Reuniting the African Family -- Manifesting the Dream

Wood carved reburial coffin with female figure

African Burial Ground Reburial Coffin


Quick Facts


A Call to Action
Action Item:
Keep the Dream Alive
Also Promotes:
History Lesson
Year Accomplished:

The African Burial Ground is a 17th- and 18th-century cemetery for enslaved and free Africans and African-Americans that was rediscovered in 1991 when construction began on a federal office building in lower Manhattan. In 1993, the site was preserved as a National Historic Landmark and was later designated as a National Monument by Presidential Proclamation on Feb. 27, 2006. 

The remains of the 419 individuals who were unearthed during the construction were re-interred on the site in a moving ceremony on Oct. 4, 2003. 
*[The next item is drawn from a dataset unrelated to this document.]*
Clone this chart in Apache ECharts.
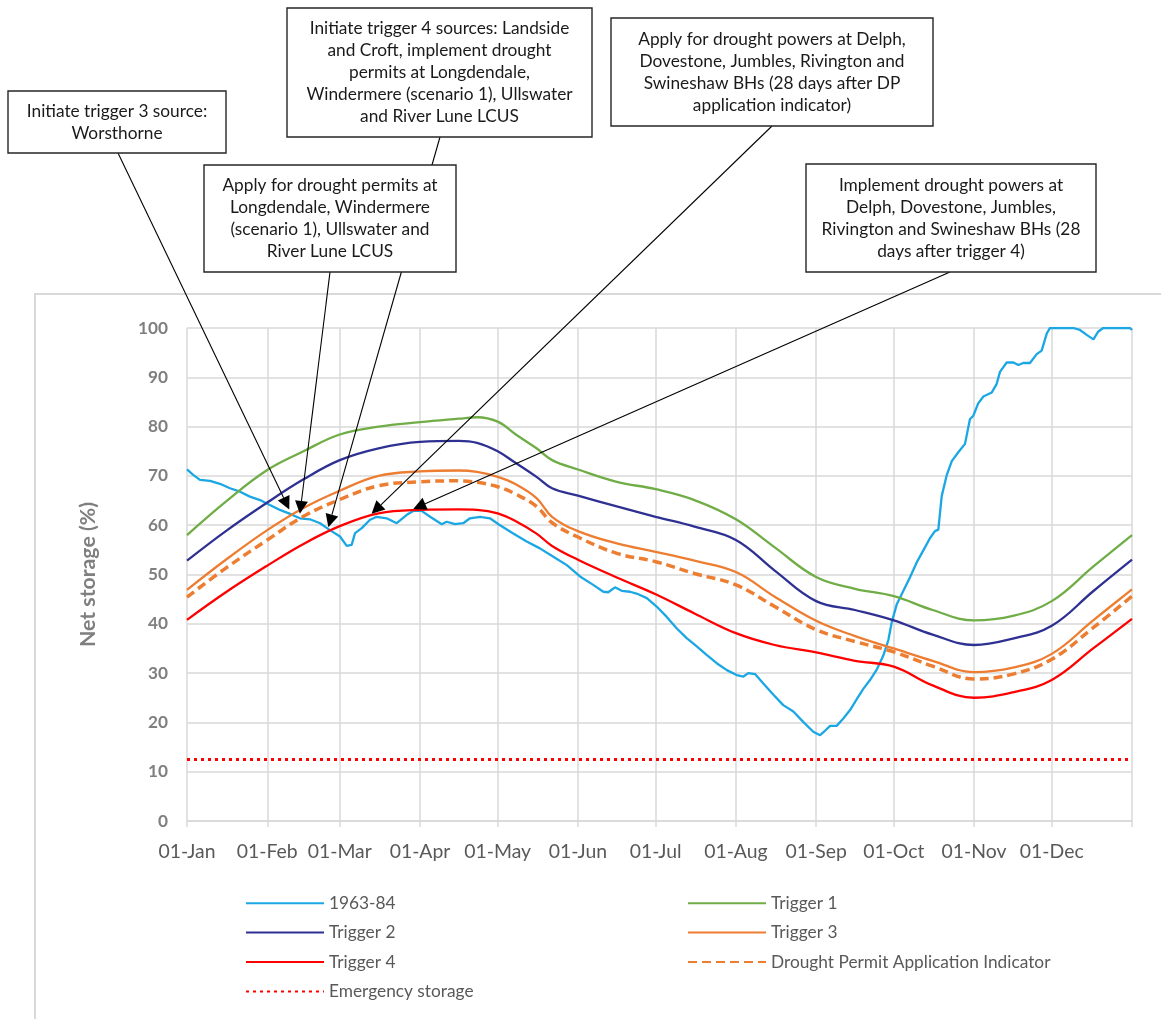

The National Park Service is commemorating the 10th anniversary of the re-interment with a weeklong observance running from Oct. 1 through Oct. 5. The commemoration not only tells the story of those who were buried there, but celebrates the commitment and hard work of those who helped bring African Burial Ground National Monument into being.

 “This 10th anniversary allows us the opportunity to highlight how the African Burial Ground is not just a New York story but part of the larger national discussion about slavery, the Civil War and the Civil Rights Movement,” said Shirley McKinney, superintendent of African Burial Ground National Monument. “We are pleased to be able to invite the public to take part in our weeklong commemoration which features programs that educate as well as inspire and entertain. Additionally, we are fortunate that noted Senegalese artist Cheikh Assane Faye, better known as AKASSART, will be on site Oct. 4 to create a unique painting to commemorate the 10th anniversary of the Rites if the Ancestors’ Return.” 

Among the invited guests to the ceremony on Oct.4, 2013, marking the anniversary are the superintendents of Little Rock Central High School National Historic Site and Harriet Tubman Underground Railroad National Monument and former New York City Mayor David Dinkins, who was instrumental in the drive to create African Burial Ground National Monument.